# [Exercise instructions]
For every line in the data below that contains "chart", copy the line.

# [Provided data]
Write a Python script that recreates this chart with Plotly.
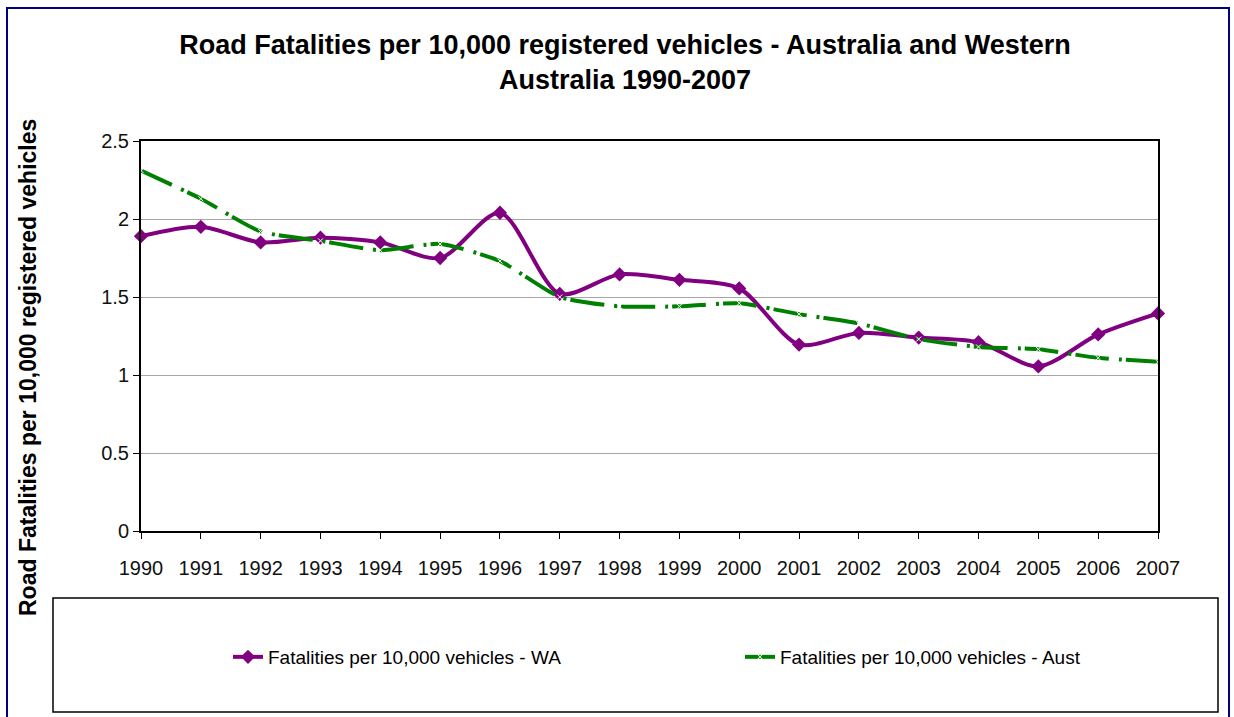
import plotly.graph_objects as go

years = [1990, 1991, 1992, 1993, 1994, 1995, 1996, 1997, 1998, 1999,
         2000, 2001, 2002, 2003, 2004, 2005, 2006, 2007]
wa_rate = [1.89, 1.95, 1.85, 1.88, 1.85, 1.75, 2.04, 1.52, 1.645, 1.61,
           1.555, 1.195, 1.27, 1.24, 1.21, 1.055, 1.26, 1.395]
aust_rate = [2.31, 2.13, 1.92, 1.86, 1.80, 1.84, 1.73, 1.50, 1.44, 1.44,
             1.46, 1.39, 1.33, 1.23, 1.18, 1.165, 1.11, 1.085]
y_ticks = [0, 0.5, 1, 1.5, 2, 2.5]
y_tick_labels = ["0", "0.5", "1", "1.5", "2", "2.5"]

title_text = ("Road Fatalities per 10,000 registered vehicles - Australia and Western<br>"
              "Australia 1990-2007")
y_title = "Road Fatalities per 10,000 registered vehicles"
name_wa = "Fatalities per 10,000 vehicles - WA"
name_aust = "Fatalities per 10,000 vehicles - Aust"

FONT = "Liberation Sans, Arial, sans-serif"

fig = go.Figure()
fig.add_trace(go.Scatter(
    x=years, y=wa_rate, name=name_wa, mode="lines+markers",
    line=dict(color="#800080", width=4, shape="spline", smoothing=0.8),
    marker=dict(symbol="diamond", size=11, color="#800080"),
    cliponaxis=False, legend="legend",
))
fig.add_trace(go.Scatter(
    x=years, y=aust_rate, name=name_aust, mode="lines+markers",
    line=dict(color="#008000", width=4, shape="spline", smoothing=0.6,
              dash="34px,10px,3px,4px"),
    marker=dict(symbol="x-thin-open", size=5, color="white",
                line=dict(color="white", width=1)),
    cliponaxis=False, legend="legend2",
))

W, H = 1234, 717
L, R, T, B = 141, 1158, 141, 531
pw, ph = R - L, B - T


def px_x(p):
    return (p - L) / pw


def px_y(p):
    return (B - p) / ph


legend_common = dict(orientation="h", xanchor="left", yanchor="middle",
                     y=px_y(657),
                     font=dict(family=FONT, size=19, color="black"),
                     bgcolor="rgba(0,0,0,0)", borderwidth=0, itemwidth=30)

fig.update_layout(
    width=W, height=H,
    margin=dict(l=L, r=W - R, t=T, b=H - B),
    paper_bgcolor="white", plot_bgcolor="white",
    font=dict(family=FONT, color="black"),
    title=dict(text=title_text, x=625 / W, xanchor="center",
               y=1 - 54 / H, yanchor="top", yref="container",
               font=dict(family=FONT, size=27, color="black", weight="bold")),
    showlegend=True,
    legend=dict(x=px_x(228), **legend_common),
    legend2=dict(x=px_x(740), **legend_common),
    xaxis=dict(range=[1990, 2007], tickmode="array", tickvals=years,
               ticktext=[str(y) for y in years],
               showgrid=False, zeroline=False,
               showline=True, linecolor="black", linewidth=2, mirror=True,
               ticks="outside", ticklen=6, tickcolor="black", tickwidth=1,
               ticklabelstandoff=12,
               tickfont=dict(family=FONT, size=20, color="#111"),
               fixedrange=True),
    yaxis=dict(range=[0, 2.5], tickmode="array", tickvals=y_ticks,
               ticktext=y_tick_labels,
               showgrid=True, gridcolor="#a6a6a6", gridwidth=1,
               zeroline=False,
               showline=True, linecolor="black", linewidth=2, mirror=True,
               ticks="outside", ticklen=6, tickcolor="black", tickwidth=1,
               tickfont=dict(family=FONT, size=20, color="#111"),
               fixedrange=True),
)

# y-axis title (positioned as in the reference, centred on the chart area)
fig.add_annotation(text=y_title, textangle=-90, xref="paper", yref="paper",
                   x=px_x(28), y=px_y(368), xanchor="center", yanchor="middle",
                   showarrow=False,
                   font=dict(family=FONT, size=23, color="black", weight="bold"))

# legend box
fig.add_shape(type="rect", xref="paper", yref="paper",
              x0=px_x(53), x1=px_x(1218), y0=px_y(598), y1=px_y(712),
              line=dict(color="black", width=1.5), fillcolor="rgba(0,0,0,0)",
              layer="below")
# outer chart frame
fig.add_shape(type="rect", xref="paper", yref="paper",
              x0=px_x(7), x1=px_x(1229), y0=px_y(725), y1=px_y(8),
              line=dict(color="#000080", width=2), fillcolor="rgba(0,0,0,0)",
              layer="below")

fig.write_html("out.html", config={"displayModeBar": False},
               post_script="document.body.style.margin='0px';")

# [Written solution]
Write a Python script that recreates this chart with Plotly.
# y-axis title (positioned as in the reference, centred on the chart area)
# outer chart frame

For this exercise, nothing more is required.